Tüm dosya kapsamı ve bilirkişi kök ve ek raporları bir arada değerlendirildiğinde; davadışı sigortalı ve davacı şirket arasında akdedilen —- Sigortası Abonman Sözleşmesine istinaden dava konusu emtianın taşınmasından evvel 08.04.2018 tarihinde taşımanın gerçekleştirileceği sefere özel olarak münhasır poliçe düzenlendiği, hasarlanan emtiaya ilişkin düzenlenen ekspertiz raporunun olması gereken ekleri içermediği ve özensiz hazırlandığının tespit edildiği, davalı şirket tarafından tutulan tutanağa göre 1 çuvalın hasara uğradığı, ancak iş bu tutanak altına sigortalı şirket gümrükçüsünün imza atmadığı, ekspertiz raporunda yer alan bir başka tutanağa göre ise 15 çuvalın hasarlı olduğunun belirtildiği ancak bu tutanağın altında yalnızca ——– imzasının bulunduğu, ancak tutanağın sektör teamüllerine aykırı düzenlendiği, Gebze —–. ATM’nce alınan — beyanında hasarın yalnızca 1 torbada bulunduğunun beyan edildiği, bu haliyle 1 çuval dışında kalan diğer çuvallara ilişkin hasarın — ürünün tahliyesi sırasında oluştuğuna dair somut bir delilin dosyada yer almadığı, 6102 s TTK’nun 1186. Maddesi gereği yapılan hesaplamada gerçek zararın 42,53 USD olacağı, davacı … şirketinin ödediği ilave %10 bedelin taşıyıcıya rücu edilebilmesi için dayanak belgelerin dosyaya sunulmadığı bu nedenle talebin yerinde olmadığı anlaşılmakla davanın kısmen kabulüne, alacak yargılamayı gerektirdiğinden cra inkar tazminatı talebinin reddine karar verilerek aşağıdaki şekilde hüküm tesis olunmuştur.
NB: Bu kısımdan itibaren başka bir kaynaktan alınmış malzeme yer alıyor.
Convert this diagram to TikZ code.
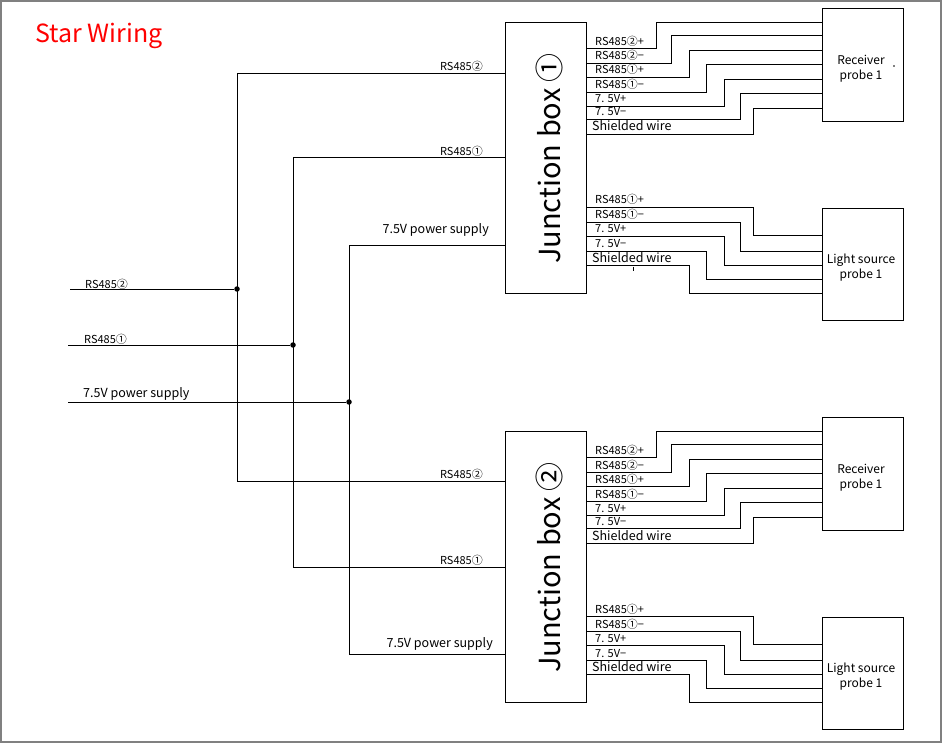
\documentclass[tikz,border=0pt]{standalone}
\usepackage{fontspec}
\usepackage{tikz}
\usetikzlibrary{calc}
\newfontfamily\cjk{Noto Sans CJK SC}
\tikzset{
	wire/.style={line width=0.8pt, color=black},
	unit/.style={draw, line width=0.8pt, minimum width=81pt, inner sep=0pt},
	sig/.style={anchor=base west, inner sep=0pt, font=\cjk\fontsize{11}{12}\selectfont},
	lbl/.style={anchor=base west, inner sep=0pt, font=\cjk\fontsize{12.5}{14}\selectfont},
	jtext/.style={rotate=90, inner sep=0pt, font=\cjk\fontsize{29}{32}\selectfont},
	ptext/.style={align=center, inner sep=0pt, font=\cjk\fontsize{12}{15}\selectfont},
	tap/.style={circle, fill=black, inner sep=0pt, minimum size=5.5pt},
}
\begin{document}
\begin{tikzpicture}[x=1pt, y=-1pt]
	%%%%% START %%%%%
	\useasboundingbox (0,0) rectangle (942,743);
	\draw[line width=2pt, color=black!50] (1,1) rectangle (941,742);
	
	\node[anchor=base west, inner sep=0pt, color=red, font=\cjk\fontsize{25}{28}\selectfont] (title) at (35,42.5) {Star Wiring};
	
	% junction boxes and probes
	\node[unit, minimum height=271pt] (jbox1) at (545.5,157.5) {};
	\node[jtext] (jname1) at (549,158.5) {Junction box ①};
	\node[unit, minimum height=271pt] (jbox2) at (545.5,566.5) {};
	\node[jtext] (jname2) at (549,567.5) {Junction box ②};
	
	\node[unit, minimum height=113pt] (recv1) at (862.5,64.5) {};
	\node[ptext] (rname1) at (861,69) {Receiver\\probe 1};
	\node[unit, minimum height=112pt] (light1) at (862.5,264) {};
	\node[ptext] (lname1) at (861,268) {Light source\\probe 1};
	\node[unit, minimum height=113pt] (recv2) at (862.5,473.5) {};
	\node[ptext] (rname2) at (861,478) {Receiver\\probe 1};
	\node[unit, minimum height=112pt] (light2) at (862.5,673) {};
	\node[ptext] (lname2) at (861,677) {Light source\\probe 1};
	
	% incoming trunk
	\coordinate (in2) at (70,289);
	\coordinate (in1) at (68,345);
	\coordinate (inp) at (68,402);
	\node[tap] (tap2) at (237,289) {};
	\node[tap] (tap1) at (293,345) {};
	\node[tap] (tapp) at (349,402) {};
	\draw[wire] (in2) -- (tap2);
	\draw[wire] (in1) -- (tap1);
	\draw[wire] (inp) -- (tapp);
	\node[sig] (s2) at (85,288) {RS485②};
	\node[sig] (s1) at (84,343.5) {RS485①};
	\node[lbl] (sp) at (83,397.5) {7.5V power supply};
	
	\draw[wire] (jbox1.west |- 0,73) -| (tap2 |- 0,481) -- (jbox2.west |- 0,481);
	\draw[wire] (jbox1.west |- 0,157) -| (tap1 |- 0,567) -- (jbox2.west |- 0,567);
	\draw[wire] (jbox1.west |- 0,245) -| (tapp |- 0,654) -- (jbox2.west |- 0,654);
	\node[sig, anchor=base east] (a2) at (483,71) {RS485②};
	\node[sig, anchor=base east] (a1) at (483,156) {RS485①};
	\node[lbl, anchor=base east] (ap) at (489,234) {7.5V power supply};
	\node[sig, anchor=base east] (b2) at (483,478) {RS485②};
	\node[sig, anchor=base east] (b1) at (483,564) {RS485①};
	\node[lbl, anchor=base east] (bp) at (493,647) {7.5V power supply};
	
	% box 1 -> receiver
	\draw[wire] (jbox1.east |- 0,48) -| (656,22) -- (recv1.west |- 0,22);
	\draw[wire] (jbox1.east |- 0,63) -| (671,35) -- (recv1.west |- 0,35);
	\draw[wire] (jbox1.east |- 0,77) -| (689,50) -- (recv1.west |- 0,50);
	\draw[wire] (jbox1.east |- 0,92) -| (706,64) -- (recv1.west |- 0,64);
	\draw[wire] (jbox1.east |- 0,106) -| (724,79) -- (recv1.west |- 0,79);
	\draw[wire] (jbox1.east |- 0,119) -| (740,93) -- (recv1.west |- 0,93);
	\draw[wire] (jbox1.east |- 0,134) -| (753,108) -- (recv1.west |- 0,108);
	\node[sig] (r1a) at (595,45.5) {RS485②+};
	\node[sig] (r1b) at (595,60) {RS485②−};
	\node[sig] (r1c) at (595,74) {RS485①+};
	\node[sig] (r1d) at (595,89) {RS485①−};
	\node[sig] (r1e) at (595,103) {7. 5V+};
	\node[sig] (r1f) at (595,116) {7. 5V−};
	\node[lbl] (r1g) at (592,131) {Shielded wire};
	\fill (894,66) circle (0.8);
	
	% box 1 -> light source
	\draw[wire] (jbox1.east |- 0,207) -| (753,235) -- (light1.west |- 0,235);
	\draw[wire] (jbox1.east |- 0,222) -| (740,251) -- (light1.west |- 0,251);
	\draw[wire] (jbox1.east |- 0,236) -| (724,265) -- (light1.west |- 0,265);
	\draw[wire] (jbox1.east |- 0,251) -| (706,279) -- (light1.west |- 0,279);
	\draw[wire] (jbox1.east |- 0,265) -| (689,293) -- (light1.west |- 0,293);
	\node[sig] (l1a) at (595,204) {RS485①+};
	\node[sig] (l1b) at (595,219) {RS485①−};
	\node[sig] (l1c) at (595,233) {7. 5V+};
	\node[sig] (l1d) at (595,248) {7. 5V−};
	\node[lbl] (l1e) at (592,262) {Shielded wire};
	\draw[line width=0.6pt] (633,267) -- (633,271);
	
	% box 2 -> receiver
	\draw[wire] (jbox2.east |- 0,457) -| (656,431) -- (recv2.west |- 0,431);
	\draw[wire] (jbox2.east |- 0,472) -| (671,444) -- (recv2.west |- 0,444);
	\draw[wire] (jbox2.east |- 0,486) -| (689,459) -- (recv2.west |- 0,459);
	\draw[wire] (jbox2.east |- 0,501) -| (706,473) -- (recv2.west |- 0,473);
	\draw[wire] (jbox2.east |- 0,515) -| (724,488) -- (recv2.west |- 0,488);
	\draw[wire] (jbox2.east |- 0,528) -| (740,502) -- (recv2.west |- 0,502);
	\draw[wire] (jbox2.east |- 0,543) -| (753,517) -- (recv2.west |- 0,517);
	\node[sig] (r2a) at (595,454.5) {RS485②+};
	\node[sig] (r2b) at (595,469) {RS485②−};
	\node[sig] (r2c) at (595,483) {RS485①+};
	\node[sig] (r2d) at (595,498) {RS485①−};
	\node[sig] (r2e) at (595,512) {7. 5V+};
	\node[sig] (r2f) at (595,525) {7. 5V−};
	\node[lbl] (r2g) at (592,540) {Shielded wire};
	
	% box 2 -> light source
	\draw[wire] (jbox2.east |- 0,616) -| (753,644) -- (light2.west |- 0,644);
	\draw[wire] (jbox2.east |- 0,631) -| (740,660) -- (light2.west |- 0,660);
	\draw[wire] (jbox2.east |- 0,645) -| (724,674) -- (light2.west |- 0,674);
	\draw[wire] (jbox2.east |- 0,660) -| (706,688) -- (light2.west |- 0,688);
	\draw[wire] (jbox2.east |- 0,674) -| (689,702) -- (light2.west |- 0,702);
	\node[sig] (l2a) at (595,613) {RS485①+};
	\node[sig] (l2b) at (595,628) {RS485①−};
	\node[sig] (l2c) at (595,642) {7. 5V+};
	\node[sig] (l2d) at (595,657) {7. 5V−};
	\node[lbl] (l2e) at (592,671) {Shielded wire};
	
	%%%%% END %%%%%
\end{tikzpicture}
\end{document}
H Ü K Ü M: Gerekçesi yukarıda açıklandığı üzere;
1-Davanın KISMEN KABULÜNE; davalı tarafından İstanbul Anadolu — İcra Dairesinin — sayılı icra takip dosyasına yapmış olduğu itirazın 42,53 USD ( takip tarihi-198,18 TL) asıl alacak bakımından iptali ile takibin bu miktar üzerinden DEVAMINA, fazlaya ilişkin talebin REDDİNE,
-İcra inkar tazminatı talebinin REDDİNE,
2-Harçlar yasası uyarınca alınması gereken 54,40 TL harcın, başlangıçta alınan 58,31 TL harçtan düşümü ile fazladan yatırıldığı anlaşılan 3,91 TL’nin davacı tarafa iadesine,
3-Davacı tarafından yatırılan 99,41 TL harç ve yargılama gideri olarak yapılan 2917,50 TL’nin193,20 TL’lik kısmının davalıdan tahsili ile davacı tarafa ödenmesine, bakiye yargılama giderinin davacı taraf üzerinde bırakılmasına,
4-Davalı tarafından yapılan 50,00 TL yargılama giderinin kabul/red oranına göre belirlenen 3,30 TL’lik kısmının davacıdan alınarak davalıya VERİLMESİNE, bakiye miktarın davalı üzerinde BIRAKILMASINA,
5-Taraflarca dosyaya yatırılan ve sarf edilmeyen gider avansının karar kesinleştiğinde ve talep halinde yatırana İADESİNE,
6-Davacı taraf kendisini vekil ile temsil ettirdiği için karar tarihinde yürürlükte bulunan — göre tespit edilen 198,18 TL vekalet ücretinin davalıdan alınarak davacıya VERİLMESİNE,
7-Davalı kendisini vekil ile temsil ettirdiği için red olan miktar için karar tarihinde yürürlükte bulunan —- göre tespit edilen 2.992,56 TL vekalet ücretinin davacıdan alınarak davalıya VERİLMESİNE,
Dair, taraf vekillerinin yüzlerine karşı kesin olmak üzere verilen karar açıkça okunup anlatıldı.